Referring to the White Plains Common Council, Guerriere and the entire Gedney Board contend that by accepting the FASNY Final Environmental Impact Statement (FEIS), the city’s zoning ordinance was deliberately twisted and the impartiality and objectiveness of the elected officials on the Council lost.

Guerriere urged everyone to attend the opening of the FASNY Special Permit and demapping of a portion of Hathaway Lane public hearings on July 7 at the regularly scheduled monthly meeting of the Council.

Information about the FASNY application was posted to the White Plains city website this week and can be read by visiting http://www.cityofwhiteplains.com/CivicAlerts.aspx?AID=54.

Bob Stackpole, on the Gedney Board and a member of the White Plains Planning Board, discussed the lawsuit the association had filed against the city, mayor and five members of the Council for their votes in favor of the FASNY FEIS.

The one Councilmember not mentioned in the suit is Milagros Lecuona who voted against acceptance.

“The city has violated common sense practice of SEQR (State Environmental Quality Review) law,” Stackpole said. “They have been arbitrary and capricious.”

Stackpole also said that FASNY has had 100 percent access to the city administration and to information, while the city had withheld information from the neighborhood association.

Regarding the placement of an access driveway onto the FASNY property from North Street, Stackpole said the conservancy proposed by FASNY would be “eviscerated” by that addition and questions the ability to place a roadway within a known wetlands area.

John Sheehan, who Guerriere credited with the idea to hold the informational meeting, and who was a main driver in pulling it all together, is also on the Gedney Board.

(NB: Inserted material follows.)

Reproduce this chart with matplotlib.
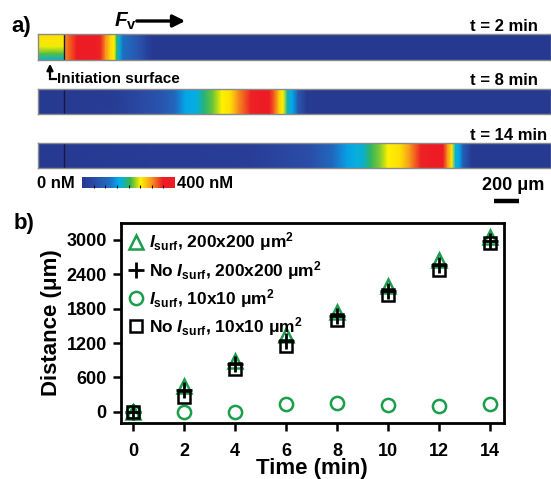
import numpy as np
import matplotlib
matplotlib.use("Agg")
import matplotlib.pyplot as plt
from matplotlib.colors import LinearSegmentedColormap, Normalize
from matplotlib.colorbar import ColorbarBase

plt.rcParams['font.family'] = ['Liberation Sans', 'DejaVu Sans']
plt.rcParams['font.weight'] = 'bold'
plt.rcParams['axes.labelweight'] = 'bold'
plt.rcParams['mathtext.fontset'] = 'custom'
plt.rcParams['mathtext.rm'] = 'Liberation Sans:bold'
plt.rcParams['mathtext.bf'] = 'Liberation Sans:bold'
plt.rcParams['mathtext.it'] = 'Liberation Sans:italic:bold'

# ---- panel a: concentration along channel (um from strip start, nM) ----
init_edge = 208          # end of initiation surface (um)
channel_end = 4104
init_rows = [262, 258, 248, 215, 170]   # t = 2 min, initiation area, top -> bottom

pos_2min = [208, 250, 310, 370, 450, 500, 540, 580, 610, 630, 650, 680, 750, 810, 870, 920, 4104]
conc_2min = [300, 320, 350, 375, 370, 345, 300, 265, 252, 200, 165, 120, 95, 70, 30, 5, 5]

pos_8min = [0, 600, 800, 1000, 1100, 1180, 1270, 1330, 1400, 1470, 1540, 1600, 1700, 1780,
            1850, 1890, 1930, 1960, 1995, 2030, 2080, 2150, 4104]
conc_8min = [8, 15, 45, 75, 110, 155, 165, 195, 220, 252, 262, 300, 345, 375,
             370, 320, 270, 250, 180, 160, 80, 8, 8]

pos_14min = [0, 1700, 2180, 2360, 2470, 2540, 2600, 2660, 2740, 2800, 2900, 2980, 3060, 3150,
             3240, 3275, 3310, 3340, 3365, 3400, 3470, 4104]
conc_14min = [8, 20, 60, 110, 150, 165, 170, 200, 225, 252, 262, 300, 345, 375,
              365, 300, 255, 170, 160, 90, 8, 8]

strip_labels = ['t = 2 min', 't = 8 min', 't = 14 min']
scale_um = 200

# ---- panel b ----
time_min = [0, 2, 4, 6, 8, 10, 12, 14]
isurf_200 = [0, 440, 890, 1340, 1750, 2200, 2650, 3050]
no_isurf_200 = [0, 380, 830, 1230, 1670, 2110, 2560, 2990]
isurf_10 = [0, 0, 0, 130, 145, 117, 100, 135]
no_isurf_10 = [0, 265, 745, 1140, 1600, 2035, 2475, 2945]

cmap = LinearSegmentedColormap.from_list('conc', [
    (0.00, '#26378f'), (0.15, '#2b4ea8'), (0.30, '#1e6fc2'), (0.40, '#00aeef'),
    (0.52, '#39b54a'), (0.63, '#fff200'), (0.75, '#f7941d'), (0.87, '#ed1c24'),
    (1.00, '#ed1c24')])
norm = Normalize(0, 400)

W, H = 551, 479
fig = plt.figure(figsize=(W / 100, H / 100), dpi=100)


def box(x0, y0, x1, y1):
    return [x0 / W, 1 - y1 / H, (x1 - x0) / W, (y1 - y0) / H]


def fx(x):
    return x / W


def fy(y):
    return 1 - y / H


strip_boxes = [(38, 34, 551, 60), (38, 89, 551, 114), (38, 143, 551, 168)]
profiles = [(pos_2min, conc_2min), (pos_8min, conc_8min), (pos_14min, conc_14min)]
label_y = [31, 85, 140]

for i, (b, (p, c)) in enumerate(zip(strip_boxes, profiles)):
    ax = fig.add_axes(box(*b))
    p = np.array(p, float)
    c = np.array(c, float)
    X = np.vstack([p, p])
    Y = np.vstack([np.zeros_like(p), np.ones_like(p)])
    ax.pcolormesh(X, Y, np.vstack([c, c]), cmap=cmap, norm=norm, shading='gouraud')
    if i == 0:
        n = len(init_rows)
        yy = np.linspace(1, 0, n)
        Xi = np.array([[0, init_edge]] * n, float)
        Yi = np.column_stack([yy, yy])
        Ci = np.column_stack([init_rows, init_rows]).astype(float)
        ax.pcolormesh(Xi, Yi, Ci, cmap=cmap, norm=norm, shading='gouraud')
    else:
        ax.axvspan(0, init_edge, color=cmap(norm(8)), lw=0)
    ax.axvline(init_edge, color='#15183a', lw=1.0)
    ax.set_xlim(0, channel_end)
    ax.set_ylim(0, 1)
    ax.set_xticks([])
    ax.set_yticks([])
    for s in ax.spines.values():
        s.set_color('#8a8a8a')
        s.set_linewidth(1.0)
    fig.text(fx(470), fy(label_y[i]), strip_labels[i], fontsize=12, va='baseline', ha='left')

# colorbar
cax = fig.add_axes(box(82, 177, 175, 188))
cb = ColorbarBase(cax, cmap=cmap, norm=norm, orientation='horizontal')
cb.outline.set_linewidth(0)
cb.set_ticks([50, 100, 150, 200, 250, 300, 350])
cax.tick_params(axis='x', direction='in', length=2, width=0.8, labelbottom=False)
fig.text(fx(37), fy(188), '0 nM', fontsize=12, va='baseline', ha='left')
fig.text(fx(177), fy(188), '400 nM', fontsize=12, va='baseline', ha='left')

# scale bar
sax = fig.add_axes(box(38, 172, 551, 205))
sax.set_xlim(0, channel_end)
sax.set_ylim(0, 1)
sax.axis('off')
sax.plot([3650, 3650 + scale_um], [0.12, 0.12], color='black', lw=3.2, solid_capstyle='butt')
fig.text(fx(513), fy(190), '200 \u03bcm', fontsize=13, va='baseline', ha='center')

# labels panel a
fig.text(fx(11), fy(32), 'a)', fontsize=16, va='baseline')
fig.text(fx(114), fy(27), r'$F_{\mathrm{v}}$', fontsize=15, va='baseline')
fig.add_artist(plt.Line2D([fx(50), fx(56)], [fy(79), fy(79)], color='black', lw=1.6))
fig.add_artist(matplotlib.patches.FancyArrowPatch((fx(50), fy(79.8)), (fx(50), fy(61)),
                                                  transform=fig.transFigure, arrowstyle='-|>',
                                                  mutation_scale=9, lw=1.6, color='black'))
fig.text(fx(57), fy(83), 'Initiation surface', fontsize=11, va='baseline')
fig.add_artist(matplotlib.patches.FancyArrowPatch((fx(134), fy(21)), (fx(188), fy(21)),
                                                  transform=fig.transFigure, arrowstyle='-|>',
                                                  mutation_scale=18, lw=2.4, color='black'))

# ---- panel b ----
green = '#1b9e4b'
ax = fig.add_axes(box(120.7, 222.7, 504, 423.3))
ax.plot(time_min, isurf_200, ls='none', marker='^', ms=10, mfc='none', mec=green, mew=1.8,
        label=r'$I_{\mathrm{surf}}$, 200x200 ' + '\u03bcm$^2$')
ax.plot(time_min, no_isurf_200, ls='none', marker='+', ms=11, mec='black', mew=2.0,
        label='No ' + r'$I_{\mathrm{surf}}$, 200x200 ' + '\u03bcm$^2$')
ax.plot(time_min, isurf_10, ls='none', marker='o', ms=9.5, mfc='none', mec=green, mew=1.8,
        label=r'$I_{\mathrm{surf}}$, 10x10 ' + '\u03bcm$^2$')
ax.plot(time_min, no_isurf_10, ls='none', marker='s', ms=9, mfc='none', mec='black', mew=1.8,
        label='No ' + r'$I_{\mathrm{surf}}$, 10x10 ' + '\u03bcm$^2$')
ax.set_xlim(-0.5, 14.57)
ax.set_ylim(-203, 3302)
ax.set_xticks(time_min)
ax.set_yticks([0, 600, 1200, 1800, 2400, 3000])
ax.tick_params(direction='out', length=6, width=1.8, labelsize=13, pad=4)
ax.tick_params(axis='x', pad=8)
for s in ax.spines.values():
    s.set_linewidth(2.0)
ax.set_xlabel('Time (min)', fontsize=16, fontweight='bold', labelpad=-1)
ax.set_ylabel('Distance (\u03bcm)', fontsize=16, fontweight='bold', labelpad=3)
ax.legend(loc='upper left', frameon=False, fontsize=12.5, handlelength=0.9,
          handletextpad=0.3, labelspacing=0.3, borderaxespad=0.15, borderpad=0.3)
fig.text(fx(14), fy(229), 'b)', fontsize=16, va='baseline')

fig.savefig('out.png', dpi=100)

As a life-long resident of White Plains and with a background in planning and commercial real estate, Sheehan said he felt qualified to dispel two myths that have been promulgated about the FASNY plan.

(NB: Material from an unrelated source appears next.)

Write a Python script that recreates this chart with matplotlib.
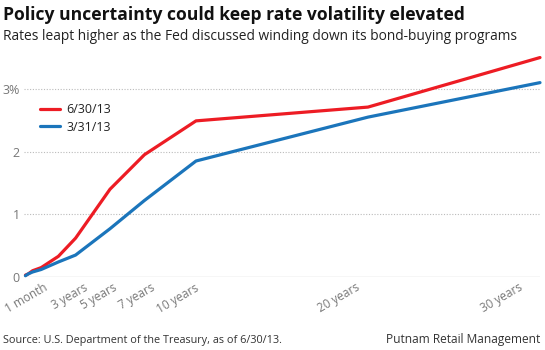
import matplotlib
matplotlib.use("Agg")
import matplotlib.pyplot as plt
from matplotlib.transforms import ScaledTranslation

maturity_years = [1/12, 0.25, 0.5, 1, 2, 3, 5, 7, 10, 20, 30]
rates_jun = [0.03, 0.05, 0.10, 0.15, 0.33, 0.62, 1.40, 1.95, 2.49, 2.71, 3.50]
rates_mar = [0.02, 0.05, 0.08, 0.12, 0.24, 0.35, 0.77, 1.22, 1.85, 2.55, 3.10]
series_labels = ["6/30/13", "3/31/13"]
tick_years = [1/12, 3, 5, 7, 10, 20, 30]
tick_labels = ["1 month", "3 years", "5 years", "7 years", "10 years", "20 years", "30 years"]
y_ticks = [0, 1, 2, 3]
y_tick_labels = ["0", "1", "2", "3%"]

plt.rcParams['font.family'] = ['Open Sans', 'DejaVu Sans']

W, H = 545, 350
fig = plt.figure(figsize=(W/100, H/100), dpi=100)
ax = fig.add_axes([24/W, (H-277)/H, 516/W, 3.6*62.7/H])
ax.set_xlim(0, 30)
ax.set_ylim(0, 3.6)

red = "#ED1C24"
blue = "#1B75BB"
ax.plot(maturity_years, rates_jun, color=red, lw=2.3, clip_on=False, label=series_labels[0], zorder=3, solid_capstyle='round')
ax.plot(maturity_years, rates_mar, color=blue, lw=2.3, clip_on=False, label=series_labels[1], zorder=3, solid_capstyle='round')

for y in y_ticks[1:]:
    ax.axhline(y, color="#BBBBBB", lw=0.8, ls=(0, (1, 1.5)), zorder=1)
ax.axhline(0, color="#BBBBBB", lw=0.9, zorder=1)

for s in ax.spines.values():
    s.set_visible(False)
ax.set_yticks(y_ticks)
ax.set_yticklabels(y_tick_labels, color="#777777", fontsize=9)
ax.tick_params(axis='y', length=0, pad=3)
ax.set_xticks(tick_years)
ax.set_xticklabels(tick_labels, rotation=30, ha='right', rotation_mode='anchor', color="#777777", fontsize=8.5)
ax.tick_params(axis='x', length=0, pad=3)
label_shift_px = [18, 8, 3, 6, -1, -13, -22]
for lab, dx in zip(ax.get_xticklabels(), label_shift_px):
    lab.set_transform(lab.get_transform() + ScaledTranslation(dx/100, 0, fig.dpi_scale_trans))

leg = ax.legend(loc='upper left', bbox_to_anchor=(0.01, 0.82), frameon=False, fontsize=9,
                handlelength=1.6, handletextpad=0.5, labelspacing=0.35)
for t in leg.get_texts():
    t.set_color("#222222")

fig.text(3/W, 1 - 15/H, "Policy uncertainty could keep rate volatility elevated", fontsize=12.6, fontweight='bold', va='center', ha='left', color="#111111")
fig.text(3/W, 1 - 36/H, "Rates leapt higher as the Fed discussed winding down its bond-buying programs", fontsize=9.9, va='center', ha='left', color="#222222")
fig.text(3/W, 1 - 340/H, "Source: U.S. Department of the Treasury, as of 6/30/13.", fontsize=7.8, va='center', ha='left', color="#333333")
fig.text(540/W, 1 - 340/H, "Putnam Retail Management", fontsize=8.6, va='center', ha='right', color="#333333")

fig.savefig("out.png", dpi=100)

The first, which he credited to Mayor Tom Roach, is the contention that “you can’t turn down a school.” The second is that “FASNY parents will buy our homes.”

Sheehan believes the FASNY development would negatively impact the residential neighborhood in which it resides because there already is an over abundance of institutional development in the immediate area, and the case could be made legally to halt the school’s development.

There is a delicate balance of land use in White Plains he said. “I am afraid that is about to change.”

Sheehan further said that FASNY is not the enemy in this situation, rather it is the mayor and a few of the Common Council members and he recommends making this a political issue to gain votes on the Council in favor of the neighborhood.

Allen Flissler, one of the Association speakers supported Sheehan’s comment about FASNY parents not purchasing homes. “Families of private regional schools do not buy homes, they rent,” he said.

Other speakers talked about the potential negative impact of FASNY on the White Plains High School, the insufficient traffic plan, road safety for students who walk and bike to school, and dropping property values.

Of particular significance to the audience was a traffic map that showed the impact area of FASNY affecting a more than three-mile radius within White Plains, or about one-third of the city.

There was no response from government officials or FASNY representatives at the meeting.

A request for clarification from the Mayor’s Office about the legality of not being able to disallow a school a special permit to develop in a residential zone has not yet been answered.